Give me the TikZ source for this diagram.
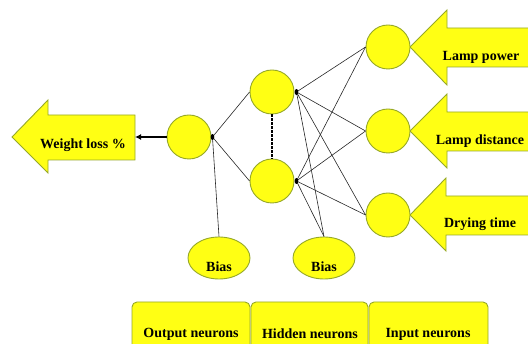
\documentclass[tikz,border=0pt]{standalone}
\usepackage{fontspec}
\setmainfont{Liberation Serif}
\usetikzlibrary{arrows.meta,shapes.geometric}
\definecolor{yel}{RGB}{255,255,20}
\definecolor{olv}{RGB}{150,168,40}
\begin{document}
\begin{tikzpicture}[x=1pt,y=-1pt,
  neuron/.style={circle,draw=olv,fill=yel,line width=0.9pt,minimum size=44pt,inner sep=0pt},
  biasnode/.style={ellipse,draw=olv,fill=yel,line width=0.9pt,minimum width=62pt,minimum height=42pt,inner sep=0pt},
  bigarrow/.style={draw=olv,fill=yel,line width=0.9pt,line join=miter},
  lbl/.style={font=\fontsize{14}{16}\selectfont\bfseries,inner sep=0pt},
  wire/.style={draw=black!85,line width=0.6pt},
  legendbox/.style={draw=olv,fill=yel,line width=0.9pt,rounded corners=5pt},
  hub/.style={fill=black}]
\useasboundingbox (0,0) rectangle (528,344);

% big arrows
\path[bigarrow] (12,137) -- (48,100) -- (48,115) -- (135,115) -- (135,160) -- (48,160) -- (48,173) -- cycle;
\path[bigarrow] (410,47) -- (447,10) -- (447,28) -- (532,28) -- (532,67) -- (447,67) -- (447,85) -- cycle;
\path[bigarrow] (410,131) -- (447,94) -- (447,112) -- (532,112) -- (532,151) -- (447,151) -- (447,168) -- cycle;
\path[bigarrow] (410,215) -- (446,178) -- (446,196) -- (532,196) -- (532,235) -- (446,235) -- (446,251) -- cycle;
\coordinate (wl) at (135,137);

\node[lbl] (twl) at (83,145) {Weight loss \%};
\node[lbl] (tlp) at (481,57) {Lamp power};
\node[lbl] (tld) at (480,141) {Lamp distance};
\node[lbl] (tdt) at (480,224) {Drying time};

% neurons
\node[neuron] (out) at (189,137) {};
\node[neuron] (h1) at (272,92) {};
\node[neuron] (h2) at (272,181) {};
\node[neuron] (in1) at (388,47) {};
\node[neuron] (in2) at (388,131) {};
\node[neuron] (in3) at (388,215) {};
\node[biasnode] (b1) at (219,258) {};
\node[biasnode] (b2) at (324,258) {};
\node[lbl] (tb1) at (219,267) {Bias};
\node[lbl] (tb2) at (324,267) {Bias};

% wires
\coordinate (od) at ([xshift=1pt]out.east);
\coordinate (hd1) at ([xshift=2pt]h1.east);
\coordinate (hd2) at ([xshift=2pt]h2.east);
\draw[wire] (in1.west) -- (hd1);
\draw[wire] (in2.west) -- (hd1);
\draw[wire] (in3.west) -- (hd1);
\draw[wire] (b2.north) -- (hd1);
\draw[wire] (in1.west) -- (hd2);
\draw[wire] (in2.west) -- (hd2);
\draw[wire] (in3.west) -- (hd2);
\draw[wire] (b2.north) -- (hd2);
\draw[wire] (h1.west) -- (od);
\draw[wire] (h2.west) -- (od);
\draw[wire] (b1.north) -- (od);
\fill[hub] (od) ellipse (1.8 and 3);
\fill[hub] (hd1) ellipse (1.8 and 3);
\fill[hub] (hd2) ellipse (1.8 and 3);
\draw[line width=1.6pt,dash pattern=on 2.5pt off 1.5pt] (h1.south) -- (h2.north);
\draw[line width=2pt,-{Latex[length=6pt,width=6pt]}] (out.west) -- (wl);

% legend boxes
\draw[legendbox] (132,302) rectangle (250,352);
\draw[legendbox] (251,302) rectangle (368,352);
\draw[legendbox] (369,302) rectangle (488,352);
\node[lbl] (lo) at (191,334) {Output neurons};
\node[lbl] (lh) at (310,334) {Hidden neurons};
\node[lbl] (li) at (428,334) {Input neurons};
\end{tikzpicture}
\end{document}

• • • • •

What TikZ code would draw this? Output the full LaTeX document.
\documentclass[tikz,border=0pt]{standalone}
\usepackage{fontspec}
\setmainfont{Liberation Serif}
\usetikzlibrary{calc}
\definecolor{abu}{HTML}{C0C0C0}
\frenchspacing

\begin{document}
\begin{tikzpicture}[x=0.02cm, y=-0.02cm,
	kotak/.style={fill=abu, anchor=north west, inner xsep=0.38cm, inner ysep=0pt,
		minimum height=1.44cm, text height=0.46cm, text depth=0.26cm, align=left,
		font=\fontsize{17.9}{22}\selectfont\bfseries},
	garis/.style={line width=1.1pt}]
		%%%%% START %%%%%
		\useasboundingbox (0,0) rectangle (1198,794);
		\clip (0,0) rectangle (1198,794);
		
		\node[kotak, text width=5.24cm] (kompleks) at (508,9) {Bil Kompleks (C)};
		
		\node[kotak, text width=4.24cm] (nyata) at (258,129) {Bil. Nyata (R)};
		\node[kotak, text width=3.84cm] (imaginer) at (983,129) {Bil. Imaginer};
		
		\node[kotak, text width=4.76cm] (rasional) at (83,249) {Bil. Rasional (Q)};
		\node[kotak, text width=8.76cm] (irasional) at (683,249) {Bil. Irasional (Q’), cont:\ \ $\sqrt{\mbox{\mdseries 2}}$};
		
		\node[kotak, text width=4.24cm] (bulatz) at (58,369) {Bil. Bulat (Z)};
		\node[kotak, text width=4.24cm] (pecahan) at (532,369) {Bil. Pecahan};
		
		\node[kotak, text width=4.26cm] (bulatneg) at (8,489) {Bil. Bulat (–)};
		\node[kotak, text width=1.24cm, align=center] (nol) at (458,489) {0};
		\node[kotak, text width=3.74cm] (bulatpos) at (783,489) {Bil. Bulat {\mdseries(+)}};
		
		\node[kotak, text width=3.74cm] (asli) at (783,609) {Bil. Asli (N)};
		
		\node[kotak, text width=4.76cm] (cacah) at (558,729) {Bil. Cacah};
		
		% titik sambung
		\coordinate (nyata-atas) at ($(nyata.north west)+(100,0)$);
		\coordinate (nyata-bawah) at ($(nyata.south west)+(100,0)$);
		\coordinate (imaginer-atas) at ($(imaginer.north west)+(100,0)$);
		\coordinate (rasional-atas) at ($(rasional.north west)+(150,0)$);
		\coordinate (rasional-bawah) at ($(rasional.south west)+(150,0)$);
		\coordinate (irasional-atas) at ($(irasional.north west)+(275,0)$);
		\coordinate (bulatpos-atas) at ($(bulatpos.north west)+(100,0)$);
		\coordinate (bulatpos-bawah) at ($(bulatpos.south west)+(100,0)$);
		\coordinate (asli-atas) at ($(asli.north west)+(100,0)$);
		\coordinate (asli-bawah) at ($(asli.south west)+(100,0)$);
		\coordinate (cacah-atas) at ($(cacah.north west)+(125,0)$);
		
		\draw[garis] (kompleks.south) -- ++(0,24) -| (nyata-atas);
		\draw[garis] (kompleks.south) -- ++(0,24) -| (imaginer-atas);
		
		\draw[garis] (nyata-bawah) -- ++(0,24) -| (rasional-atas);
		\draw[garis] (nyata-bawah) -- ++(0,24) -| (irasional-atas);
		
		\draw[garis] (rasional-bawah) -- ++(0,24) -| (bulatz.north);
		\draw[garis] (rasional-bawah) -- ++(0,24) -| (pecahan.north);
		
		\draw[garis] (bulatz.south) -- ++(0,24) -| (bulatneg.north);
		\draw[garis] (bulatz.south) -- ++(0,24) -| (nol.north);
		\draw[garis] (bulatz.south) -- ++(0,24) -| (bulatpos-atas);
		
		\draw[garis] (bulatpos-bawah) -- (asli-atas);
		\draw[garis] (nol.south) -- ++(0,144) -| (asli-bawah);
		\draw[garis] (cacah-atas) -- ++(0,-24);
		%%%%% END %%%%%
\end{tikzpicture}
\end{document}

• • • • •

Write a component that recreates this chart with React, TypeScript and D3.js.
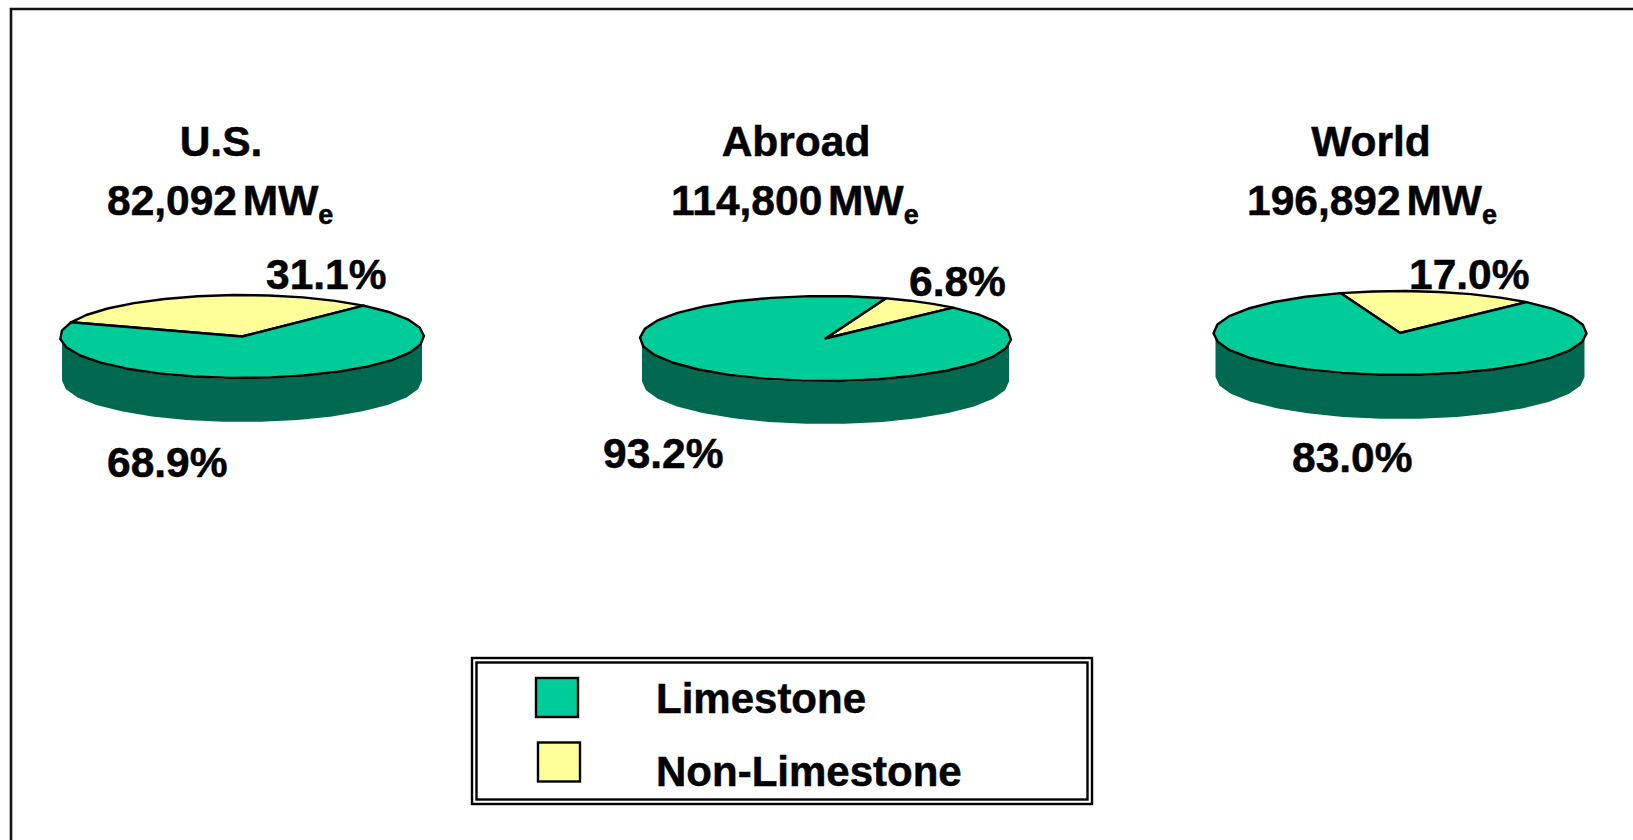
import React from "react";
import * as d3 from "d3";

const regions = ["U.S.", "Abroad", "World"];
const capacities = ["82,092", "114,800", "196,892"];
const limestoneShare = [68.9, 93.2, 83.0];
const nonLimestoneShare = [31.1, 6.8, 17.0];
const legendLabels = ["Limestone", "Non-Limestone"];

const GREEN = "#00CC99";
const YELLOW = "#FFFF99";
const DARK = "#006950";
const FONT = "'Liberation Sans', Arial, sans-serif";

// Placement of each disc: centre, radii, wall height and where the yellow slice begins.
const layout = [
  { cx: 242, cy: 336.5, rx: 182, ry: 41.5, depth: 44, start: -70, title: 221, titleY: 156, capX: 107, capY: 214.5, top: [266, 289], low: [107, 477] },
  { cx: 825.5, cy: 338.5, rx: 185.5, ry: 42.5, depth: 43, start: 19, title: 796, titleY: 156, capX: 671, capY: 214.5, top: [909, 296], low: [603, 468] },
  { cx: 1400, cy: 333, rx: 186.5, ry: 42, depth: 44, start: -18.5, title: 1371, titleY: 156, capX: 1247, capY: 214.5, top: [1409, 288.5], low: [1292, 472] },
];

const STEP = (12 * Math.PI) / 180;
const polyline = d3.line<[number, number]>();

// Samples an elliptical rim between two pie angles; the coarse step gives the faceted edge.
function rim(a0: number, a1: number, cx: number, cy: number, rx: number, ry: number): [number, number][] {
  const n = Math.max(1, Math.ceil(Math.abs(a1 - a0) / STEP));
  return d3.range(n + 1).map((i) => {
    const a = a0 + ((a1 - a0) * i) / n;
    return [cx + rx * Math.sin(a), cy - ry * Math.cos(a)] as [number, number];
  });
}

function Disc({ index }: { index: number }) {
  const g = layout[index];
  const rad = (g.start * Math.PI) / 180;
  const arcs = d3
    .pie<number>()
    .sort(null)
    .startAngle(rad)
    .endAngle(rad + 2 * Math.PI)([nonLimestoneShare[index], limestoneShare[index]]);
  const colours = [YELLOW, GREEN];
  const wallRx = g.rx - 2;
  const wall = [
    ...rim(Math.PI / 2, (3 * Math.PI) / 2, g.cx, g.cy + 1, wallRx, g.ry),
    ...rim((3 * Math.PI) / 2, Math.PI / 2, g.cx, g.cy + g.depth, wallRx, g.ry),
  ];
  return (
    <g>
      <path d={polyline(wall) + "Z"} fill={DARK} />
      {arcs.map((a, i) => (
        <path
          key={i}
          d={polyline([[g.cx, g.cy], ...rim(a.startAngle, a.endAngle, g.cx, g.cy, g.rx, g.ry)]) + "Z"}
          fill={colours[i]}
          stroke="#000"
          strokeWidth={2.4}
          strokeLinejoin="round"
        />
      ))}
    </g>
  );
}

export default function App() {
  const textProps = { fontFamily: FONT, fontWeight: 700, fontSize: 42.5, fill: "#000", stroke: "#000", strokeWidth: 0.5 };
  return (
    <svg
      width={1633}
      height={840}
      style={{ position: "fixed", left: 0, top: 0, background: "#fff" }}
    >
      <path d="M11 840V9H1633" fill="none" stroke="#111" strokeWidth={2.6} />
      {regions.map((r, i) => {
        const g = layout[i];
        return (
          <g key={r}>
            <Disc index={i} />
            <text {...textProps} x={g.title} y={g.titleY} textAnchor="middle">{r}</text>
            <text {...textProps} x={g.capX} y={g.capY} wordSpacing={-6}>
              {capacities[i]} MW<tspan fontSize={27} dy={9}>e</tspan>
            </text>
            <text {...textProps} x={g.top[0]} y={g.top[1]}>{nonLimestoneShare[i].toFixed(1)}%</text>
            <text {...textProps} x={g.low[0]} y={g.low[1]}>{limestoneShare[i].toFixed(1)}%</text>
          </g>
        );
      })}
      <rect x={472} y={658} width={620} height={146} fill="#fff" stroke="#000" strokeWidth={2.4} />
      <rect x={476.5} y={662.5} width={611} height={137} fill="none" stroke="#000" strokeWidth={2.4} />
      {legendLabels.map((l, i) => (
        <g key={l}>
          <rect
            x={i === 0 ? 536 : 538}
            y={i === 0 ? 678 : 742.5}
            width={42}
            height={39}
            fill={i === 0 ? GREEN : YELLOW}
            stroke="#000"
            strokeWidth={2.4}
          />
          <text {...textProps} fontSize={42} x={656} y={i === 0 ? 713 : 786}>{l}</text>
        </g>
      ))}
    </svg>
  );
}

• • • • •

§ **Work to do**:
Reproduce, without alteration, solely the lines beginning at the line that includes "What TikZ code" and ending at the line that includes "text width=4.76cm] (cacah)", both lines included.

§ **Right answer**:
What TikZ code would draw this? Output the full LaTeX document.
\documentclass[tikz,border=0pt]{standalone}
\usepackage{fontspec}
\setmainfont{Liberation Serif}
\usetikzlibrary{calc}
\definecolor{abu}{HTML}{C0C0C0}
\frenchspacing

\begin{document}
\begin{tikzpicture}[x=0.02cm, y=-0.02cm,
	kotak/.style={fill=abu, anchor=north west, inner xsep=0.38cm, inner ysep=0pt,
		minimum height=1.44cm, text height=0.46cm, text depth=0.26cm, align=left,
		font=\fontsize{17.9}{22}\selectfont\bfseries},
	garis/.style={line width=1.1pt}]
		%%%%% START %%%%%
		\useasboundingbox (0,0) rectangle (1198,794);
		\clip (0,0) rectangle (1198,794);
		
		\node[kotak, text width=5.24cm] (kompleks) at (508,9) {Bil Kompleks (C)};
		
		\node[kotak, text width=4.24cm] (nyata) at (258,129) {Bil. Nyata (R)};
		\node[kotak, text width=3.84cm] (imaginer) at (983,129) {Bil. Imaginer};
		
		\node[kotak, text width=4.76cm] (rasional) at (83,249) {Bil. Rasional (Q)};
		\node[kotak, text width=8.76cm] (irasional) at (683,249) {Bil. Irasional (Q’), cont:\ \ $\sqrt{\mbox{\mdseries 2}}$};
		
		\node[kotak, text width=4.24cm] (bulatz) at (58,369) {Bil. Bulat (Z)};
		\node[kotak, text width=4.24cm] (pecahan) at (532,369) {Bil. Pecahan};
		
		\node[kotak, text width=4.26cm] (bulatneg) at (8,489) {Bil. Bulat (–)};
		\node[kotak, text width=1.24cm, align=center] (nol) at (458,489) {0};
		\node[kotak, text width=3.74cm] (bulatpos) at (783,489) {Bil. Bulat {\mdseries(+)}};
		
		\node[kotak, text width=3.74cm] (asli) at (783,609) {Bil. Asli (N)};
		
		\node[kotak, text width=4.76cm] (cacah) at (558,729) {Bil. Cacah};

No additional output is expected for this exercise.